**What you will do**:
Work through the material below line by line and say how many lines include the word "Clone". Only the number, please.

**Dataset content**:
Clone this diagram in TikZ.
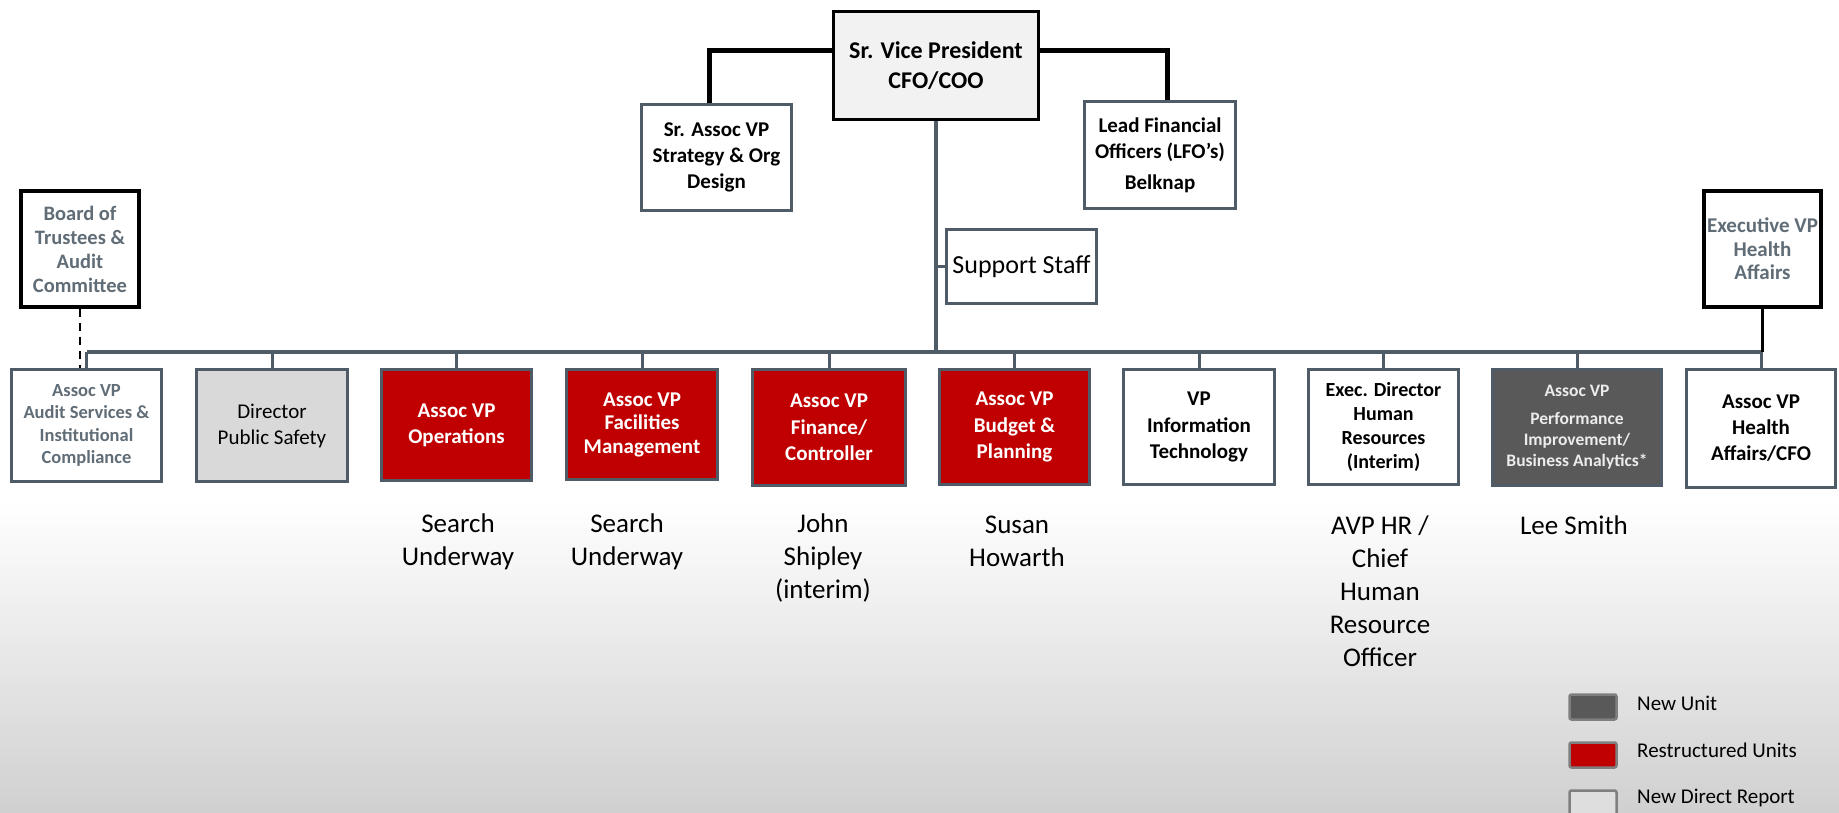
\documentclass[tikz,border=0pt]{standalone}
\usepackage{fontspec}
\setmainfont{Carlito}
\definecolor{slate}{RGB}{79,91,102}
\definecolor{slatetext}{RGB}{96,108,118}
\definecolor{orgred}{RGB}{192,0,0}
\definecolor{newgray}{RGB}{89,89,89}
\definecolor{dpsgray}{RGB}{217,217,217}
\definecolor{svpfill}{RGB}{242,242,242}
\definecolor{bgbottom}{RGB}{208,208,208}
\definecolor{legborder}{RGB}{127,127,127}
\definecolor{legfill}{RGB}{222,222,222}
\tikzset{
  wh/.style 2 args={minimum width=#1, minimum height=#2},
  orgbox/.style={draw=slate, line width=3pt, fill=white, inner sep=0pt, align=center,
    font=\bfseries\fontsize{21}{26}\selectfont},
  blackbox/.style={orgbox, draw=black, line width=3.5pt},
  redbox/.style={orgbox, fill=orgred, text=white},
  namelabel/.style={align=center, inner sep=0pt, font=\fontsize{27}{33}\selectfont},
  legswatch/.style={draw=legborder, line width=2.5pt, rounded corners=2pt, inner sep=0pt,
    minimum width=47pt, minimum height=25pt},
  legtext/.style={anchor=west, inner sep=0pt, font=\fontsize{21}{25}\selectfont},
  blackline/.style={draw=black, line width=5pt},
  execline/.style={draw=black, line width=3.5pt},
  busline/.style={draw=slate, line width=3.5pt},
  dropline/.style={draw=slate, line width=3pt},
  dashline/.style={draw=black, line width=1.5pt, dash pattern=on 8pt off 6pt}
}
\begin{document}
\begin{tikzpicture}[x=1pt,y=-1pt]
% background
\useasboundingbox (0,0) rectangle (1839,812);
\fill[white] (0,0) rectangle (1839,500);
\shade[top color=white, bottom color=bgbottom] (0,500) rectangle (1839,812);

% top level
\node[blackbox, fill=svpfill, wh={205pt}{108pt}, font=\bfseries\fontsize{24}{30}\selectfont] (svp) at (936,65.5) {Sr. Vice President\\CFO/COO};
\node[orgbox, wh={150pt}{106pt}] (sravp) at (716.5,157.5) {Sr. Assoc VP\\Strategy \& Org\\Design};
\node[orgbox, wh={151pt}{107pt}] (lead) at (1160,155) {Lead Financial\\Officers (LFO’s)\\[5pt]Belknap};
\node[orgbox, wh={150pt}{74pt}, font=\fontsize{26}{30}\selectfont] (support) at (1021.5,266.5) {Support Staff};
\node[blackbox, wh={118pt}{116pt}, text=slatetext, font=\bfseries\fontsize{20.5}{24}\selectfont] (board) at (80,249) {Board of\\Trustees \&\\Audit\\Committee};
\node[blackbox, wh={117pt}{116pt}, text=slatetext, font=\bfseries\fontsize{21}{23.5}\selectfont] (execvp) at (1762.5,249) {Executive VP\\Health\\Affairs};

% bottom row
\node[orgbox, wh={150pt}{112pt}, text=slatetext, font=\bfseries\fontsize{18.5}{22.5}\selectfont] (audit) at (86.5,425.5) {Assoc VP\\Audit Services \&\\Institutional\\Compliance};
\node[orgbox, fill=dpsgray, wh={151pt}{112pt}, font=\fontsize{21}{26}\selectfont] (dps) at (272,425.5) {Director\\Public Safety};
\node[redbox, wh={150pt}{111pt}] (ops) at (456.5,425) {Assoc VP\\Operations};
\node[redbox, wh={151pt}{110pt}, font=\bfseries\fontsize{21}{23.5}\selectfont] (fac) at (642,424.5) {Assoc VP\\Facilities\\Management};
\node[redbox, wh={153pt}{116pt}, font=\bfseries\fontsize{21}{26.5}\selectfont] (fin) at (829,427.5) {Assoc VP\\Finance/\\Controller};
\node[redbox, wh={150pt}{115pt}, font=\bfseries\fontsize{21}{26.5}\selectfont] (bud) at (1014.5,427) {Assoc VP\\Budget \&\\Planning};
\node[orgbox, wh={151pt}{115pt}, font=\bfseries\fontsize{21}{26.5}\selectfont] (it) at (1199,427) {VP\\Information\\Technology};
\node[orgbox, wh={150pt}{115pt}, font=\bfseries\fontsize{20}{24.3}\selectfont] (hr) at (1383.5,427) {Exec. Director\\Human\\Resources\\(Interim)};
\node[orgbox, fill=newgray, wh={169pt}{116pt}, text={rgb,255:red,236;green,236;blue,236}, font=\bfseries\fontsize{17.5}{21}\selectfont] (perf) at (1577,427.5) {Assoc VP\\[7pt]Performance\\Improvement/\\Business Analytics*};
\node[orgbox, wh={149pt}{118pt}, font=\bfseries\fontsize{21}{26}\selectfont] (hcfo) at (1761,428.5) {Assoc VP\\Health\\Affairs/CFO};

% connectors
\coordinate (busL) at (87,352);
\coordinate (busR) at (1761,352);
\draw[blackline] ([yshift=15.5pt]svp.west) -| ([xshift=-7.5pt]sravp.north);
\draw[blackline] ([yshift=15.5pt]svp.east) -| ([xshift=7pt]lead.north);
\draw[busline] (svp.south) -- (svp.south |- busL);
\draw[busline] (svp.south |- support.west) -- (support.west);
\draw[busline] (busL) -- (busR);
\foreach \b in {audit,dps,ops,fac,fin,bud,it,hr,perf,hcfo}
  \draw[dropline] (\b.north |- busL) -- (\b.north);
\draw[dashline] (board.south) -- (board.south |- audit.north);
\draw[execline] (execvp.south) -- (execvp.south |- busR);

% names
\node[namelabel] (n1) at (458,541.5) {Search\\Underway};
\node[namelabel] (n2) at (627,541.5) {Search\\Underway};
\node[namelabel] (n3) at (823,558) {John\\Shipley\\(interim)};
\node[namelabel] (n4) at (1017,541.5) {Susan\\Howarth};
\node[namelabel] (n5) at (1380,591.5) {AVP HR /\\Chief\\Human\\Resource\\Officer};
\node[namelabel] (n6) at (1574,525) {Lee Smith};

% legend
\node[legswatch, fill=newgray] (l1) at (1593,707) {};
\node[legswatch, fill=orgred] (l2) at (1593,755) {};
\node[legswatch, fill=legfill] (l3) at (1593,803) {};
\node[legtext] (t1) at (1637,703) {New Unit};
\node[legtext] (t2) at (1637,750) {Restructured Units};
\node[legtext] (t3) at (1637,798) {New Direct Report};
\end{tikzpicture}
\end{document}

...

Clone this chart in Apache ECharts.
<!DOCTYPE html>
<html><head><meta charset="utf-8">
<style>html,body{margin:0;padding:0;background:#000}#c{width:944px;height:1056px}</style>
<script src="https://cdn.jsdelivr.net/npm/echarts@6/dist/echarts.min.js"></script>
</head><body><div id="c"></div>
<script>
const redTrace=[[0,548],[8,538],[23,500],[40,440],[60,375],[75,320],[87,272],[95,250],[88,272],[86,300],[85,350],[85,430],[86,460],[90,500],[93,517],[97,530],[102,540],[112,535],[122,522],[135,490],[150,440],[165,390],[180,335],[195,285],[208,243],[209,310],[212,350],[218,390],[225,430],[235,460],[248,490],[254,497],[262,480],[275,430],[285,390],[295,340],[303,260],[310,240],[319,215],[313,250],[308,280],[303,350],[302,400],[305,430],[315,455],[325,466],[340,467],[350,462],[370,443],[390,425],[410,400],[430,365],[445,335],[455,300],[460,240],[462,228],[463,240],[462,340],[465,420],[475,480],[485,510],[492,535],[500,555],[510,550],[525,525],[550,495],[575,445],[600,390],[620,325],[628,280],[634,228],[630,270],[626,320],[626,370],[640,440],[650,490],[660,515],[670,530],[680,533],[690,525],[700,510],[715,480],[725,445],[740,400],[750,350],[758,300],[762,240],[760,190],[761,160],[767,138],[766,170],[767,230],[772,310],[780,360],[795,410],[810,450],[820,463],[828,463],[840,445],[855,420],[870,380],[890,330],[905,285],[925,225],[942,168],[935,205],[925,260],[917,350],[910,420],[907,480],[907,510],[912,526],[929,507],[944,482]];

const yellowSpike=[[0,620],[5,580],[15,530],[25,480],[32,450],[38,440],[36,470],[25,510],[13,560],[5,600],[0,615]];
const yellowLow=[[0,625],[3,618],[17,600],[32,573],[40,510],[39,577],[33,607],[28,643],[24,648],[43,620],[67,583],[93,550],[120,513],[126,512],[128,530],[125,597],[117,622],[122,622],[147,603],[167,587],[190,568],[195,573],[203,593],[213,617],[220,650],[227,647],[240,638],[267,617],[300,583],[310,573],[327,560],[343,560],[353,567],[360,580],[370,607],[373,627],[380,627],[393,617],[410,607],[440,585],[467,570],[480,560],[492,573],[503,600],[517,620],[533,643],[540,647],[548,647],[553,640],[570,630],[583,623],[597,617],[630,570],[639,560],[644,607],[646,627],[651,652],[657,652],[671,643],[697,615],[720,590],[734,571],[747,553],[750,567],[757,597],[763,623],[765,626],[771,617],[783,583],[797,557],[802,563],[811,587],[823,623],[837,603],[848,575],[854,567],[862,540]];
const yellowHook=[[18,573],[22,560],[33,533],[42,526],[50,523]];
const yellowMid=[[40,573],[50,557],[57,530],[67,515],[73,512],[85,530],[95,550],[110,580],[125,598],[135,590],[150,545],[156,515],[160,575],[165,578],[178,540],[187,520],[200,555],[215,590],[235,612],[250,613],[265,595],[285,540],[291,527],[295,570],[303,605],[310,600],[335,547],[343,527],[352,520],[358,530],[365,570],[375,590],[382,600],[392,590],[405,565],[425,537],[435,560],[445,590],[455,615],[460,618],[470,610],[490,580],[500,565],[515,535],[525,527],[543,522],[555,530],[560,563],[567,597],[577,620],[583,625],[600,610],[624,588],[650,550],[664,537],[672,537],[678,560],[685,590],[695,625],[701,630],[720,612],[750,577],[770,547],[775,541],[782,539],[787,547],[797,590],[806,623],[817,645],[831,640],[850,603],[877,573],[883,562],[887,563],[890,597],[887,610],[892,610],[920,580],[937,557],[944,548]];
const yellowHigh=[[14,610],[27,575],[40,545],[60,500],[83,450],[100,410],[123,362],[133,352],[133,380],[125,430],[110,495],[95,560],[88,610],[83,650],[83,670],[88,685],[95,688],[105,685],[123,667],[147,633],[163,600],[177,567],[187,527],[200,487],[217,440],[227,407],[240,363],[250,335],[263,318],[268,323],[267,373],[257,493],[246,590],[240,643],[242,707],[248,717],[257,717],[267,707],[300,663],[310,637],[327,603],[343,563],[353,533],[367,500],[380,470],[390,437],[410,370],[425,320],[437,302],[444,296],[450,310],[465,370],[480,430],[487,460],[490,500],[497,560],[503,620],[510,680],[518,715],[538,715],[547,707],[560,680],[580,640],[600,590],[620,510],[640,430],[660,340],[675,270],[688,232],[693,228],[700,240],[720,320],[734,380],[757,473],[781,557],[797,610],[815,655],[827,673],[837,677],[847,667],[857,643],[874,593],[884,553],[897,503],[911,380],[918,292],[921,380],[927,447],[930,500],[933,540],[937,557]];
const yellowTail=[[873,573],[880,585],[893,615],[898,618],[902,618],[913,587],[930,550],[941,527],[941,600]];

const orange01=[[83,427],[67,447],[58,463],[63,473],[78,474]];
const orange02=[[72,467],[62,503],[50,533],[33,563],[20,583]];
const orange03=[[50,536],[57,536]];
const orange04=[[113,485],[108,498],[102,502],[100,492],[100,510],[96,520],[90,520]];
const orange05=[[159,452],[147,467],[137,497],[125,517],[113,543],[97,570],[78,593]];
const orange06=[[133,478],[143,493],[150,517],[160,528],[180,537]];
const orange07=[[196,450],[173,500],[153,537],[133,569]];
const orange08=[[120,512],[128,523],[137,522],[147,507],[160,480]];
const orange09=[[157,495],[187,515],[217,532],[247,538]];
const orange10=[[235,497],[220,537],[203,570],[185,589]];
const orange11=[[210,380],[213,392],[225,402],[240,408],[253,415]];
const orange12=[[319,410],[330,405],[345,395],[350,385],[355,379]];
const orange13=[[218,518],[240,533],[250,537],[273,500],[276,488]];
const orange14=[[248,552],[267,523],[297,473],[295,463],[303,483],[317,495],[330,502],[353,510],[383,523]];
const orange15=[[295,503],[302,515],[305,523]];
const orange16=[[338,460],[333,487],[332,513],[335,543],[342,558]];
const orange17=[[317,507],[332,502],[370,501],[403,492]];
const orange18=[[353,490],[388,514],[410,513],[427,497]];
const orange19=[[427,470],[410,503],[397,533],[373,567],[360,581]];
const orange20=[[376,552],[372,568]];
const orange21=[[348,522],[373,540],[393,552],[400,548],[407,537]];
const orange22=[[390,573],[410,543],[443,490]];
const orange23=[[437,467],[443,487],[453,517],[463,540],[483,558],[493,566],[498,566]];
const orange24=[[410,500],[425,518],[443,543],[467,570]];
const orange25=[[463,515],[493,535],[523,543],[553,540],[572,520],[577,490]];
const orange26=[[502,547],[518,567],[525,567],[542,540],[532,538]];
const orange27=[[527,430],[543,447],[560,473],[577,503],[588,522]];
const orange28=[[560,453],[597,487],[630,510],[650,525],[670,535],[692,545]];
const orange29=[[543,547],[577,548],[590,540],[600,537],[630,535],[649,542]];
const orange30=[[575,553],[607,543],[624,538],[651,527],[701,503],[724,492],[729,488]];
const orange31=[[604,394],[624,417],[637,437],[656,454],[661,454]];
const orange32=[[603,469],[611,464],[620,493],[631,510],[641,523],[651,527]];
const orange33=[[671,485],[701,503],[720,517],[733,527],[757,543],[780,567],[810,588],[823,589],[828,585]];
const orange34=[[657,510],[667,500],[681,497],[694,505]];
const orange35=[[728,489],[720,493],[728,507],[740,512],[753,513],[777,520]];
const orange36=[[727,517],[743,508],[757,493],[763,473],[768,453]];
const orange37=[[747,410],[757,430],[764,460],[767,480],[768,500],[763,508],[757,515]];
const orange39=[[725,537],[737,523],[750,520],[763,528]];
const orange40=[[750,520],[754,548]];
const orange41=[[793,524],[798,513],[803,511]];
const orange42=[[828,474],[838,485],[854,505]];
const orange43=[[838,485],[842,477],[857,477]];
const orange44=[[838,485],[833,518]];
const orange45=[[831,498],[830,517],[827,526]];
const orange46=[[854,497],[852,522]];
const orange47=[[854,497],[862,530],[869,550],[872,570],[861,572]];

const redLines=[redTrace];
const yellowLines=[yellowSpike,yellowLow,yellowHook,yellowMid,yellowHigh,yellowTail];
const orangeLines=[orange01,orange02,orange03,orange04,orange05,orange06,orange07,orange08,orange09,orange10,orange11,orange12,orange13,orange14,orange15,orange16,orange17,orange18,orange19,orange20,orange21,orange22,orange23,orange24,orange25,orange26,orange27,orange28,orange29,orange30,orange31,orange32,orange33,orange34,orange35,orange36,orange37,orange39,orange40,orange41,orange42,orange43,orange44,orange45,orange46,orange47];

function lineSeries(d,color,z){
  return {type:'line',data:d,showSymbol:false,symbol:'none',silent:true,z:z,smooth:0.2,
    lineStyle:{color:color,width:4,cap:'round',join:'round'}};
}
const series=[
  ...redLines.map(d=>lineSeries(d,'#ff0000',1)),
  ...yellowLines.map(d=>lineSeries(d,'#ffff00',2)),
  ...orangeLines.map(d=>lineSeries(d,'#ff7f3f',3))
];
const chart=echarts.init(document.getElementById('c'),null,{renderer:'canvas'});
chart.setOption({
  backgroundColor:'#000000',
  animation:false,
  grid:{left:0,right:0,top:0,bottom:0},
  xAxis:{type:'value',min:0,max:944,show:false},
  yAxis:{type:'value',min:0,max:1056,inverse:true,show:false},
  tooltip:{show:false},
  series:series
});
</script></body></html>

...

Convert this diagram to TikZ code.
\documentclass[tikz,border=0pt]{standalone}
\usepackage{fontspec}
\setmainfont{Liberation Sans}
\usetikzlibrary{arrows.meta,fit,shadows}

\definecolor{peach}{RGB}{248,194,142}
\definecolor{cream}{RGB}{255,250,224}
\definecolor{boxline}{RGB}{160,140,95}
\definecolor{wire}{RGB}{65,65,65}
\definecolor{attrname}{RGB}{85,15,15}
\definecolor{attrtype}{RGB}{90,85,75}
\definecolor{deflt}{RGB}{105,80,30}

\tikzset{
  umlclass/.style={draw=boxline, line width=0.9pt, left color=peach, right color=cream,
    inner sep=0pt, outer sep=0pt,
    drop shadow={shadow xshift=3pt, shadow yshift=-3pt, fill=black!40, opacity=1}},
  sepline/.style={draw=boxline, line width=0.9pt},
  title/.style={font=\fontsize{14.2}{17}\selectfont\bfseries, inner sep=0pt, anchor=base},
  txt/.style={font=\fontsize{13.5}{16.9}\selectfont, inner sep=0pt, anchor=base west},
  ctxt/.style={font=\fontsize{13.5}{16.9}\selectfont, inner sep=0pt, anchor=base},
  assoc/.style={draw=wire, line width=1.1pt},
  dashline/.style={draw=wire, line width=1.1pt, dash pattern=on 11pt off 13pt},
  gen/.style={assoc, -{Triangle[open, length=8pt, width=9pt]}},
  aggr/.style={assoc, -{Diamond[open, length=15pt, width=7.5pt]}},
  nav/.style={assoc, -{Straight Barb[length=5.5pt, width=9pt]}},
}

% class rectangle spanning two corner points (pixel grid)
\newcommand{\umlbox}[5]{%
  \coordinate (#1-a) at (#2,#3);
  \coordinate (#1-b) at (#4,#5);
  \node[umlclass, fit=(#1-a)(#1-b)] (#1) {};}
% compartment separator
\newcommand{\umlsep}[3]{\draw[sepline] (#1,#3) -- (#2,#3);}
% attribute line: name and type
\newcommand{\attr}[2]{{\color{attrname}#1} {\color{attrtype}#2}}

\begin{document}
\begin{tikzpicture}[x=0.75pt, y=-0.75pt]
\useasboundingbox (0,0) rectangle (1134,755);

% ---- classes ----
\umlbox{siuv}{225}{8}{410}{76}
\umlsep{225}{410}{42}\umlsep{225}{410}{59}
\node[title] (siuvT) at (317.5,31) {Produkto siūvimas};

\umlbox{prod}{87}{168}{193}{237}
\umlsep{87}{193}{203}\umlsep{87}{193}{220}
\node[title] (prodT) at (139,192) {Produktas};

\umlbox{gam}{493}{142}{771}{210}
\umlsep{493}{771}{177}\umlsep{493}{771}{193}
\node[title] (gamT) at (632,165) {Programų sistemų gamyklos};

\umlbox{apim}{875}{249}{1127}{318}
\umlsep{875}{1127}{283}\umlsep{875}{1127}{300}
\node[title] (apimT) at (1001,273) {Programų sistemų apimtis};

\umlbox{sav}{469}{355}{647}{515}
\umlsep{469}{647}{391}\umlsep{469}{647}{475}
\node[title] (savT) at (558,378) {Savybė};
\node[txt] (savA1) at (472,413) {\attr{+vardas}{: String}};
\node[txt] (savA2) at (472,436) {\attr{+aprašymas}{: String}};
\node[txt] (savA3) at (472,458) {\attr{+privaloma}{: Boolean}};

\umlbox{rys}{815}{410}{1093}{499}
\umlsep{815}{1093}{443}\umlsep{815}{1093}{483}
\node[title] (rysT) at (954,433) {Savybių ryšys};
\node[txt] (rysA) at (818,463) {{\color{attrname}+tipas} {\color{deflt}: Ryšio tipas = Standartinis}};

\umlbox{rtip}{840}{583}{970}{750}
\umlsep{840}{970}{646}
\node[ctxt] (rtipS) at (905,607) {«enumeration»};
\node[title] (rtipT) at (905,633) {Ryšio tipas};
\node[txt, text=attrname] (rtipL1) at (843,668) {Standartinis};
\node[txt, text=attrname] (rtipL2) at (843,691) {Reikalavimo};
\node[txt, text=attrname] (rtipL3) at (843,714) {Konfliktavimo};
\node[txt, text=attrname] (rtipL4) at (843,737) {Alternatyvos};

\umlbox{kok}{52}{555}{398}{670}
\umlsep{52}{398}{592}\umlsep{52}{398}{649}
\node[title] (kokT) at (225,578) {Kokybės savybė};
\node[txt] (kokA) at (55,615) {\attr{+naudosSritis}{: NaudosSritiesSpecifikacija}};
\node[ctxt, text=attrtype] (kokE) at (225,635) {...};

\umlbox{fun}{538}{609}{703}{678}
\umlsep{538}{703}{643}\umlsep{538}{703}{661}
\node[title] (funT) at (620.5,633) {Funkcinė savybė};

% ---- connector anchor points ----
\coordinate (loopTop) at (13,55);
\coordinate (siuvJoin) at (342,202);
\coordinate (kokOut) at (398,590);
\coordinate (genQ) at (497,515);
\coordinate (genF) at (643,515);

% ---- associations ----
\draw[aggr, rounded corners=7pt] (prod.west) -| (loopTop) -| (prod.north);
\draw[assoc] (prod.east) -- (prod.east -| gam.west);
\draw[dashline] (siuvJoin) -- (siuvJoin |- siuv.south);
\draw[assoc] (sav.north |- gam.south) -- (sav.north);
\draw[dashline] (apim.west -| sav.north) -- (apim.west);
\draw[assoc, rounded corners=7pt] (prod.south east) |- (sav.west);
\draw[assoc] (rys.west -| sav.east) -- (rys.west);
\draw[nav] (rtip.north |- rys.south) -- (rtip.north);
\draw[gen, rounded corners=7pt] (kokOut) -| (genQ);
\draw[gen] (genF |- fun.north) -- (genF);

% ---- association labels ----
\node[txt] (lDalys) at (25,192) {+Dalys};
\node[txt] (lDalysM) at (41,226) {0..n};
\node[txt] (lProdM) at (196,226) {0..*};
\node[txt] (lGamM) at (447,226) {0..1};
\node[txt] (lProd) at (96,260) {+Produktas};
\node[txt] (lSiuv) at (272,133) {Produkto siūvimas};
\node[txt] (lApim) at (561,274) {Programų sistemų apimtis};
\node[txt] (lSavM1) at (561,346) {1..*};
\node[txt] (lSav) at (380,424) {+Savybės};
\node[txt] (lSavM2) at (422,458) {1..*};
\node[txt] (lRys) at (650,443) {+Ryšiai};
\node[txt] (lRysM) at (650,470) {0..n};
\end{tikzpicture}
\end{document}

**Final answer**:
2